## Task
Give the listing again exactly, omitting its images.

[START Source excerpt]

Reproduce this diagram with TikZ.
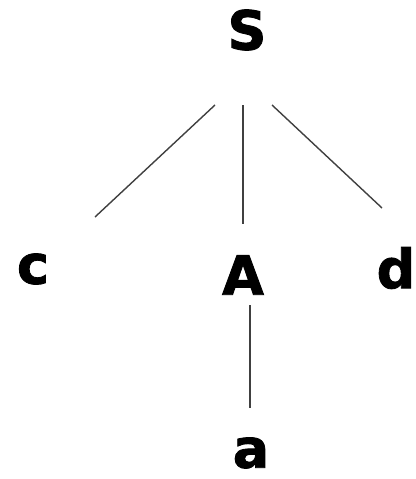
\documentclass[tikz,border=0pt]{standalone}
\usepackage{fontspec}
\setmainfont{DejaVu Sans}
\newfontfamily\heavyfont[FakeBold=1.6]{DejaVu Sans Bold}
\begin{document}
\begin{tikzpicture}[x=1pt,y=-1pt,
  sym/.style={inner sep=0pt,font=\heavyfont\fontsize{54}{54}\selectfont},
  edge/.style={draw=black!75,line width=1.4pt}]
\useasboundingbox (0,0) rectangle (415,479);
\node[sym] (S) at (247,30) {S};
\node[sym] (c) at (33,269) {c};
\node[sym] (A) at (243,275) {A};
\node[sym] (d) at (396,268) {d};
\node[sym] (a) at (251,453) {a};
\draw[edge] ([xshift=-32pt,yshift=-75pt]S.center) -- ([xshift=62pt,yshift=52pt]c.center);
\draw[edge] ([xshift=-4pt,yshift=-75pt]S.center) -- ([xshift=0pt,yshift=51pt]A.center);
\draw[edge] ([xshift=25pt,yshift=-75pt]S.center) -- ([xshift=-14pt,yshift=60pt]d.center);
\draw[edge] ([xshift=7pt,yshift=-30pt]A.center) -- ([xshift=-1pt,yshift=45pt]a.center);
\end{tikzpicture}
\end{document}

[END Source excerpt]

## Task output
Reproduce this diagram with TikZ.
\documentclass[tikz,border=0pt]{standalone}
\usepackage{fontspec}
\setmainfont{DejaVu Sans}
\newfontfamily\heavyfont[FakeBold=1.6]{DejaVu Sans Bold}
\begin{document}
\begin{tikzpicture}[x=1pt,y=-1pt,
  sym/.style={inner sep=0pt,font=\heavyfont\fontsize{54}{54}\selectfont},
  edge/.style={draw=black!75,line width=1.4pt}]
\useasboundingbox (0,0) rectangle (415,479);
\node[sym] (S) at (247,30) {S};
\node[sym] (c) at (33,269) {c};
\node[sym] (A) at (243,275) {A};
\node[sym] (d) at (396,268) {d};
\node[sym] (a) at (251,453) {a};
\draw[edge] ([xshift=-32pt,yshift=-75pt]S.center) -- ([xshift=62pt,yshift=52pt]c.center);
\draw[edge] ([xshift=-4pt,yshift=-75pt]S.center) -- ([xshift=0pt,yshift=51pt]A.center);
\draw[edge] ([xshift=25pt,yshift=-75pt]S.center) -- ([xshift=-14pt,yshift=60pt]d.center);
\draw[edge] ([xshift=7pt,yshift=-30pt]A.center) -- ([xshift=-1pt,yshift=45pt]a.center);
\end{tikzpicture}
\end{document}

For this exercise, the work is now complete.